According to EU consumer protection law, customers normally have a 14-day right of withdrawal after purchasing a product online. However, for digital products or digital services that are delivered immediately (for example downloads, access to digital content, or services that start immediately), the customer must explicitly agree that the execution begins immediately and that they lose their right of withdrawal.

This consent must be given actively by the customer (for example via a checkbox) before completing the purchase. Without this explicit confirmation, the customer legally retains the right to withdraw within 14 days, even after receiving the digital product. This would allow customers to download or copy the product and then request a refund.

Because Shopify does not allow merchants to add custom checkboxes or legal consent text in the checkout (unless using Shopify Plus), it is currently impossible to implement this legal requirement properly within the checkout process.

Adding the checkbox on the product page or cart page is unfortunately not legally reliable, because the consent must be clearly connected to the final purchase confirmation.

This issue has been discussed by many EU merchants for years and will become even more critical with upcoming regulatory changes.

Is there any official solution or recommended workaround from Shopify for EU merchants selling digital products without requiring Shopify Plus?

Not very experienced in digital products. I get the point where you mention about legality by adding checkbox to product or checkout page but in my little knowledge scape this is the only solution i can think of. You can use line item property to get the info if user did check the box as extra info along with the order details in the backend. Also you dont let the user download or buy unless the checkbox is ticked.

Yes, I could technically use line item properties, but there are two major problems with that approach.

First: At that point the payment would already be completed. If the customer did not check the box, I would have to refund the payment manually afterwards.

Second: The confirmation must legally be part of the checkout process. It is not sufficient to collect this consent somewhere else in the shop flow.

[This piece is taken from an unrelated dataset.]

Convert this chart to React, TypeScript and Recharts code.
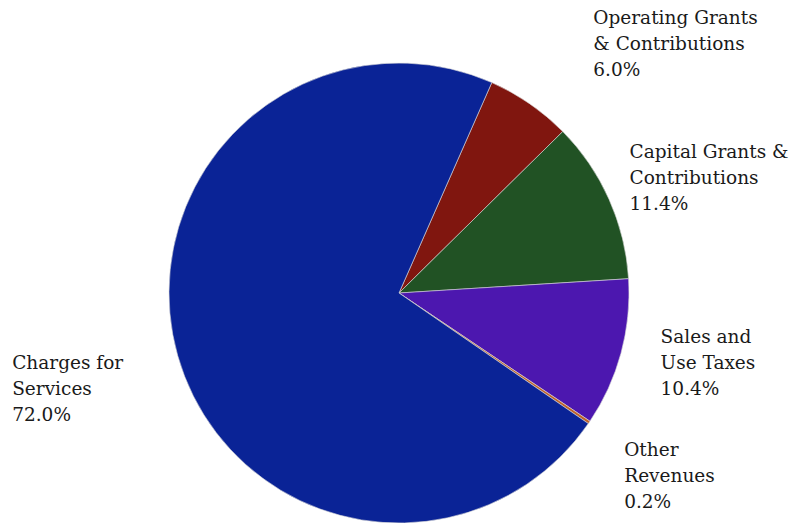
import { PieChart, Pie, Cell } from "recharts";

const categories = [
  ["Operating Grants", "& Contributions"],
  ["Capital Grants &", "Contributions"],
  ["Sales and", "Use Taxes"],
  ["Other", "Revenues"],
  ["Charges for", "Services"],
];
const shares = [6.0, 11.4, 10.4, 0.2, 72.0];
const colors = ["#80160F", "#215224", "#4C17AF", "#C0622A", "#0A2396"];

const data = categories.map((lines, i) => ({
  name: lines.join(" "),
  lines,
  value: shares[i],
}));

// nudges for the label blocks (relative to a point just outside the pie)
const labelNudge: Record<string, [number, number]> = {
  "Operating Grants & Contributions": [41, -27],
  "Capital Grants & Contributions": [-16, -5],
  "Sales and Use Taxes": [1, -1],
  "Other Revenues": [2, 31],
  "Charges for Services": [-127, 22],
};

const RADIAN = Math.PI / 180;

function renderLabel(props: any) {
  const { cx, cy, midAngle, outerRadius, payload } = props;
  const r = outerRadius + 40;
  const [nx, ny] = labelNudge[payload.name] || [0, 0];
  const x = cx + r * Math.cos(-midAngle * RADIAN) + nx;
  const y = cy + r * Math.sin(-midAngle * RADIAN) + ny;
  const rows = [...payload.lines, `${payload.value.toFixed(1)}%`];
  return (
    <text
      x={x}
      y={y}
      fill="#1a1a1a"
      fontSize={18.5}
      fontFamily="'DejaVu Serif', serif"
      textAnchor="start"
    >
      {rows.map((t: string, i: number) => (
        <tspan key={i} x={x} y={y + (i - 1) * 26} dominantBaseline="central">
          {t}
        </tspan>
      ))}
    </text>
  );
}

export default function App() {
  return (
    <div style={{ position: "absolute", left: 0, top: 0, background: "#fff" }}>
      <PieChart
        width={790}
        height={523}
        margin={{ top: 0, right: 0, bottom: 0, left: 0 }}
      >
        <Pie
          data={data}
          dataKey="value"
          nameKey="name"
          cx={399}
          cy={293}
          outerRadius={230}
          startAngle={66.2}
          endAngle={-293.8}
          stroke="#d8d8d8"
          strokeWidth={0.6}
          label={renderLabel}
          labelLine={false}
          isAnimationActive={false}
        >
          {data.map((d, i) => (
            <Cell key={d.name} fill={colors[i]} />
          ))}
        </Pie>
      </PieChart>
    </div>
  );
}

Shopify promotes the platform as a solution for selling digital products, but at the same time it does not provide the necessary functionality to do this in a legally compliant way in the EU.

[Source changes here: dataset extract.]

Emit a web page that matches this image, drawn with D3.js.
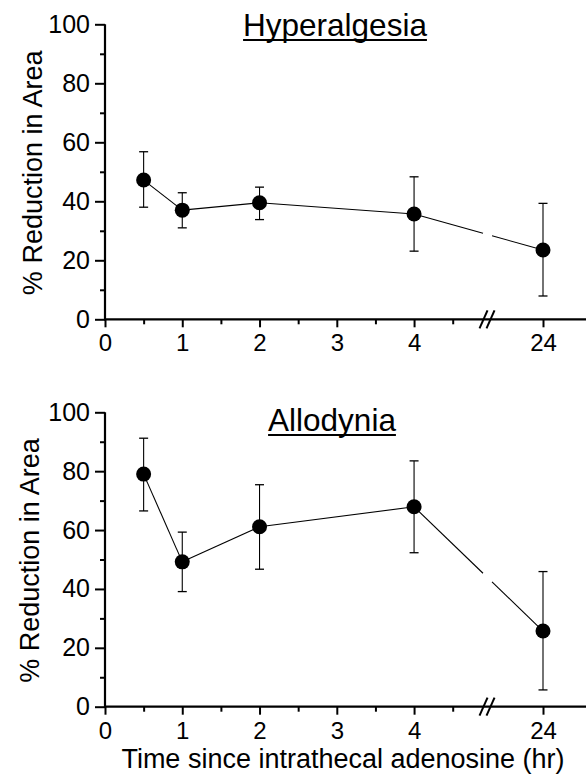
<!DOCTYPE html>
<html>
<head>
<meta charset="utf-8">
<script src="https://cdn.jsdelivr.net/npm/d3@7/dist/d3.min.js"></script>
<style>
  html, body { margin: 0; padding: 0; background: #fff; }
  svg { display: block; }
  text { font-family: "Liberation Sans", Arial, sans-serif; fill: #000; }
</style>
</head>
<body>
<svg id="chart" width="587" height="777"></svg>
<script>
// ---- data ----
const times = [0.5, 1, 2, 4, 24];
const hyperMean  = [47.2, 37.0, 39.5, 35.7, 23.5];
const hyperUpper = [56.8, 42.9, 44.8, 48.3, 39.3];
const hyperLower = [38.0, 31.0, 33.8, 23.1, 7.9];
const alloMean  = [79.0, 49.2, 61.1, 67.9, 25.7];
const alloUpper = [91.2, 59.3, 75.4, 83.5, 45.9];
const alloLower = [66.5, 39.1, 46.7, 52.3, 5.7];
const xMajorTicks = [0, 1, 2, 3, 4, 24];
const xMinorTicks = [0.5, 1.5, 2.5, 3.5, 4.5];
const yMajorTicks = [0, 20, 40, 60, 80, 100];
const yMinorTicks = [10, 30, 50, 70, 90];
const panelTitles = ["Hyperalgesia", "Allodynia"];
const yLabel = "% Reduction in Area";
const xLabel = "Time since intrathecal adenosine (hr)";

// ---- layout ----
const svg = d3.select("#chart");
const x = d3.scaleLinear().domain([0, 4.5, 24, 25]).range([105, 452.7, 543, 586]);
const xEnd = 586;
const breakFrac = 0.38; // fraction of the gap between 4.5 and 24 where the break sits

const panels = [
  { title: panelTitles[0], mean: hyperMean, up: hyperUpper, lo: hyperLower,
    yRange: [319.3, 24.3], titleY: 36, titleX: 335, yLabelX: 41.5 },
  { title: panelTitles[1], mean: alloMean, up: alloUpper, lo: alloLower,
    yRange: [706.7, 412.3], titleY: 431, titleX: 332, yLabelX: 39 }
];

const breakPx = x(4.5) + breakFrac * (x(24) - x(4.5));

panels.forEach((p, pi) => {
  const y = d3.scaleLinear().domain([0, 100]).range(p.yRange);
  const g = svg.append("g");
  const y0 = y(0);

  // y axis (major)
  const yAx = g.append("g").attr("transform", `translate(${x(0)},0)`)
    .call(d3.axisLeft(y).tickValues(yMajorTicks).tickSize(10).tickPadding(5).tickSizeOuter(0));
  yAx.select(".domain").remove();
  yAx.selectAll("line").attr("stroke", "#000").attr("stroke-width", 2);
  yAx.selectAll("text").style("font-size", "25px").attr("fill", "#000");
  // y axis (minor)
  const yAxm = g.append("g").attr("transform", `translate(${x(0)},0)`)
    .call(d3.axisLeft(y).tickValues(yMinorTicks).tickSize(5).tickFormat(""));
  yAxm.select(".domain").remove();
  yAxm.selectAll("line").attr("stroke", "#000").attr("stroke-width", 2);
  g.append("line").attr("x1", x(0)).attr("x2", x(0)).attr("y1", y(0) + 1).attr("y2", y(100))
    .attr("stroke", "#000").attr("stroke-width", 2.2);

  // x axis (major)
  const xAx = g.append("g").attr("transform", `translate(0,${y0})`)
    .call(d3.axisBottom(x).tickValues(xMajorTicks).tickFormat(d3.format("d")).tickSize(8).tickPadding(7).tickSizeOuter(0));
  xAx.select(".domain").remove();
  xAx.selectAll("line").attr("stroke", "#000").attr("stroke-width", 2);
  xAx.selectAll("text").style("font-size", "24px").attr("fill", "#000");
  const xAxm = g.append("g").attr("transform", `translate(0,${y0})`)
    .call(d3.axisBottom(x).tickValues(xMinorTicks).tickSize(5).tickFormat(""));
  xAxm.select(".domain").remove();
  xAxm.selectAll("line").attr("stroke", "#000").attr("stroke-width", 2);
  g.append("line").attr("x1", x(0) - 1).attr("x2", xEnd).attr("y1", y0).attr("y2", y0)
    .attr("stroke", "#000").attr("stroke-width", 2.2);

  // break marks
  [-3.5, 3.5].forEach(off => {
    g.append("line")
      .attr("x1", breakPx + off - 4).attr("y1", y0 + 9)
      .attr("x2", breakPx + off + 4).attr("y2", y0 - 9)
      .attr("stroke", "#000").attr("stroke-width", 2);
  });

  // connecting line with gap at the break
  const pts = times.map((t, i) => [x(t), y(p.mean[i])]);
  for (let i = 0; i < pts.length - 1; i++) {
    const [ax, ay] = pts[i], [bx, by] = pts[i + 1];
    const segs = [];
    if (ax < breakPx && bx > breakPx) {
      const gx1 = breakPx - 4, gx2 = breakPx + 5;
      const iy = gx => ay + (by - ay) * (gx - ax) / (bx - ax);
      segs.push([[ax, ay], [gx1, iy(gx1)]], [[gx2, iy(gx2)], [bx, by]]);
    } else segs.push([[ax, ay], [bx, by]]);
    segs.forEach(s => g.append("path").attr("d", d3.line()(s))
      .attr("fill", "none").attr("stroke", "#000").attr("stroke-width", 1.1));
  }

  // error bars
  times.forEach((t, i) => {
    const cx = x(t);
    g.append("line").attr("x1", cx).attr("x2", cx).attr("y1", y(p.up[i])).attr("y2", y(p.lo[i]))
      .attr("stroke", "#000").attr("stroke-width", 1.1);
    [p.up[i], p.lo[i]].forEach(v => {
      g.append("line").attr("x1", cx - 4.5).attr("x2", cx + 4.5).attr("y1", y(v)).attr("y2", y(v))
        .attr("stroke", "#000").attr("stroke-width", 1.3);
    });
  });

  // markers
  g.selectAll("circle.pt").data(times).enter().append("circle")
    .attr("cx", d => x(d)).attr("cy", (d, i) => y(p.mean[i])).attr("r", 7.5).attr("fill", "#000");

  // title with underline
  const tt = g.append("text").attr("x", p.titleX).attr("y", p.titleY)
    .attr("text-anchor", "middle").style("font-size", "31.5px").text(p.title);
  const w = tt.node().getComputedTextLength();
  g.append("line").attr("x1", p.titleX - w / 2).attr("x2", p.titleX + w / 2)
    .attr("y1", p.titleY + 4).attr("y2", p.titleY + 4).attr("stroke", "#000").attr("stroke-width", 2);

  // y label
  const cy = (p.yRange[0] + p.yRange[1]) / 2 + 1;
  g.append("text").attr("transform", `translate(${p.yLabelX},${cy}) rotate(-90)`)
    .attr("text-anchor", "middle").style("font-size", "27px").text(yLabel);
});

// x label
svg.append("text").attr("x", 343).attr("y", 768).attr("text-anchor", "middle")
  .style("font-size", "27px").text(xLabel);
</script>
</body>
</html>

This situation is really not satisfying. I have already finished my entire project and invested a lot of time into it, and in the end everything fails because of a single checkbox — an issue that has been known in the Shopify ecosystem for many years and would likely be very easy for Shopify to implement.

The first problem you mentioned, I am re-iterating this can be tackled by not giving the users ability to add to cart or move forward in the process unless they tick the checkbox.

The second issue is the major one and definitely what i actually wanted to know as I am not aware of these legal actions, etc.

I guess you could just post this in dev.com community, may be they escalate this or provide a workaround. Also try reaching out to Shopify support and if you are lucky may be you get in contact with an actual person who can give you something on this.